William Penn Charter School
An Incredible Rout . . .
On Dec. 17, 1934, in a non-league
home game, Penn Charter roughed up Bryn Athyn School
(now known as The Academy of the New Church) by a score of 85-8.
Having won 16 consecutive games beforehand, going back to the previous season, PC was
coming off back-to-back losses to Public League members Olney and Overbrook.
Bryn Athyn had returned to varsity basketball after not having a team in the 1932, '33 and
'34 school years.
PC roared to a 50-4 lead in the first half and held BA to no field goals. In all, the Quakers
notched 40 field goals and shot 5-for-6 at the foul line.
Coach Sam "Duke" Taylor's varsity included 10 players. Nine scored. The one with zero
was Jim Levering.
Point totals for the others . . . (first names not available for all; captain Henry Payson "Pace"
Brickley was unavailable due to injury)
Grenny Krewson 29
Bob McFarland 12
Ted Carpenter 11
Kirk Hershey 9
Johnny Jones 8
Alex Knight 5
Bruce Pearce 4
The most interesting player on this list is Kirk Hershey.

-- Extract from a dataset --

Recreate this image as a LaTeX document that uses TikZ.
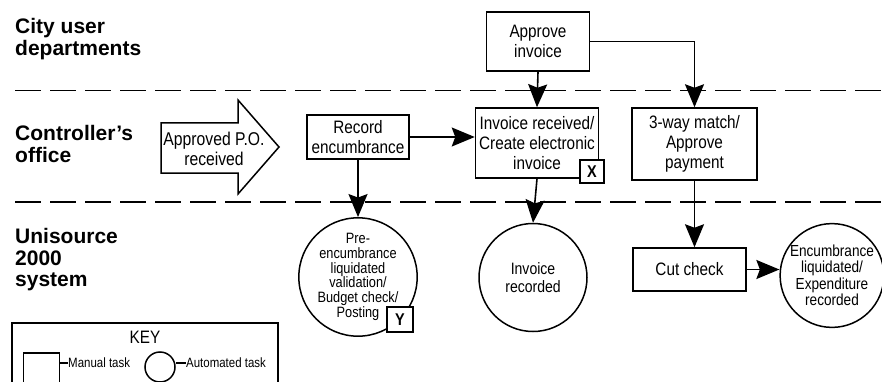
\documentclass[tikz,border=0pt]{standalone}
\usepackage{fontspec}
\setmainfont{Liberation Sans}
\newfontfamily\narrowfont[FakeStretch=0.85]{Liberation Sans}
\usetikzlibrary{arrows.meta}
\begin{document}
\begin{tikzpicture}[x=1pt,y=-1pt,
  every node/.style={inner sep=0pt},
  lane/.style={anchor=north west, align=left,
    font=\bfseries\fontsize{21}{21.5}\selectfont},
  task/.style={draw, line width=1.5pt, align=center,
    font=\narrowfont\fontsize{18}{20}\selectfont},
  autotask/.style={circle, draw, line width=1.5pt, align=center},
  tag/.style={draw, fill=white, line width=1.5pt,
    font=\bfseries\narrowfont\fontsize{17}{17}\selectfont},
  flow/.style={line width=1.6pt, -{Stealth[length=23pt,width=19pt,inset=3.5pt]}},
  divider/.style={line width=1.5pt, dash pattern=on 26pt off 9pt},
  keytext/.style={font=\narrowfont\fontsize{13.5}{14}\selectfont, anchor=west}]

\clip (0,0) rectangle (882,382);
\fill[white] (0,0) rectangle (882,382);

% swim-lane dividers
\draw[divider] (15,90.5) -- (882,90.5);
\draw[divider] (15,202) -- (882,202);

% lane titles
\node[lane] (laneA) at (15,18.5) {City user\\departments};
\node[lane] (laneB) at (15,125.5) {Controller's\\office};
\node[lane] (laneC) at (15,228.5) {Unisource\\2000\\system};

% incoming purchase order
\draw[line width=1.5pt, line join=miter]
  (161,123) -- (238,123) -- (238,100) -- (279,147) -- (238,194)
  -- (238,173) -- (161,173) -- cycle;
\node[font=\narrowfont\fontsize{18.5}{20}\selectfont, align=center]
  (po) at (214,149) {Approved P.O.\\received};

% manual tasks
\node[task, minimum width=103pt, minimum height=59pt] (appr) at (538,41.5) {Approve\\invoice};
\node[task, minimum width=102pt, minimum height=44pt] (rec) at (358,137) {Record\\encumbrance};
\node[task, minimum width=123pt, minimum height=70pt] (inv) at (537,143) {Invoice received/\\Create electronic\\invoice};
\node[task, minimum width=125pt, minimum height=72pt] (tw) at (694.5,144) {3-way match/\\Approve\\payment};
\node[task, minimum width=113pt, minimum height=43pt] (cut) at (689.5,269.5) {Cut check};

% automated tasks
\node[autotask, minimum size=109pt, font=\narrowfont\fontsize{15}{14.7}\selectfont]
  (pre) at (358,277) {Pre-\\encumbrance\\liquidated\\validation/\\Budget check/\\Posting};
\node[autotask, minimum size=108pt, font=\narrowfont\fontsize{16.5}{18.5}\selectfont]
  (irec) at (533,277.5) {Invoice\\recorded};
\node[autotask, minimum size=100pt, font=\narrowfont\fontsize{16}{16.5}\selectfont]
  (enc) at (832,275.5) {Encumbrance\\liquidated/\\Expenditure\\recorded};

% tags
\node[tag, minimum width=24pt, minimum height=23pt] (tagX) at (592,171.5) {X};
\node[tag, minimum width=26pt, minimum height=25pt] (tagY) at (400,319.5) {Y};

% flow
\draw[flow] (appr.south) -- (inv.north);
\draw[flow] (appr.east) -- (appr.east -| tw.north) -- (tw.north);
\draw[flow] (rec.east) -- (inv.west |- rec.east);
\draw[flow] (rec.south) -- (pre.north);
\draw[flow] (inv.south) -- (irec.north);
\draw[flow] (tw.south) -- (tw.south |- cut.north);
\draw[flow] (cut.east) -- (cut.east -| enc.west);

% key
\draw[line width=1.5pt] (12,400) -- (12,323) -- (278,323) -- (278,400);
\node[font=\narrowfont\fontsize{18}{18}\selectfont] (keytitle) at (145,337) {KEY};
\node[draw, line width=1.5pt, minimum width=36pt, minimum height=40pt] (keybox) at (41.5,373) {};
\coordinate (keyboxlead) at (68,363);
\draw[line width=1.2pt] (keybox.east |- keyboxlead) -- (keyboxlead);
\node[keytext] (keyman) at (keyboxlead) {Manual task};
\node[circle, draw, line width=1.5pt, minimum size=30pt] (keycirc) at (160,367) {};
\coordinate (keycirclead) at (186,363);
\draw[line width=1.2pt] (keycirc.east |- keycirclead) -- (keycirclead);
\node[keytext] (keyauto) at (keycirclead) {Automated task};
\end{tikzpicture}
\end{document}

Like many guys in that era, he was a
three-sport star. His other sports were football and track. Though only for one season (1941),
he went on to play in the NFL. He split that season between the then-Cleveland Rams, who
drafted him, and the Eagles. He made one catch for 11 yards and did so for the Eagles.
During his PC days, Hershey lived at 3026 West Coulter Street, literally right across the street
from the school's football field.
Meanwhile, in that same season, Chestnut Hill Academy beat Bryn Athyn by a score of 92-19.
And the Hillers' scoring was done by . . . only five guys! Eberle, Godsall and Benner led the way
with 27, 26 and 25, respectively. Heist (10) and Pearson (four) fleshed out the scoring. Not sure
if the coach never took out his starters or the subs were completely unproductive.
The site of PC's game (see pic below) is still in use for middle school activities and the far end
remains home to the varsity wrestling team. Varsity basketball moved to the Graham Athletics
Center in the 1965-66 school year, then to the Dooney Field House in the 2014-15 school year.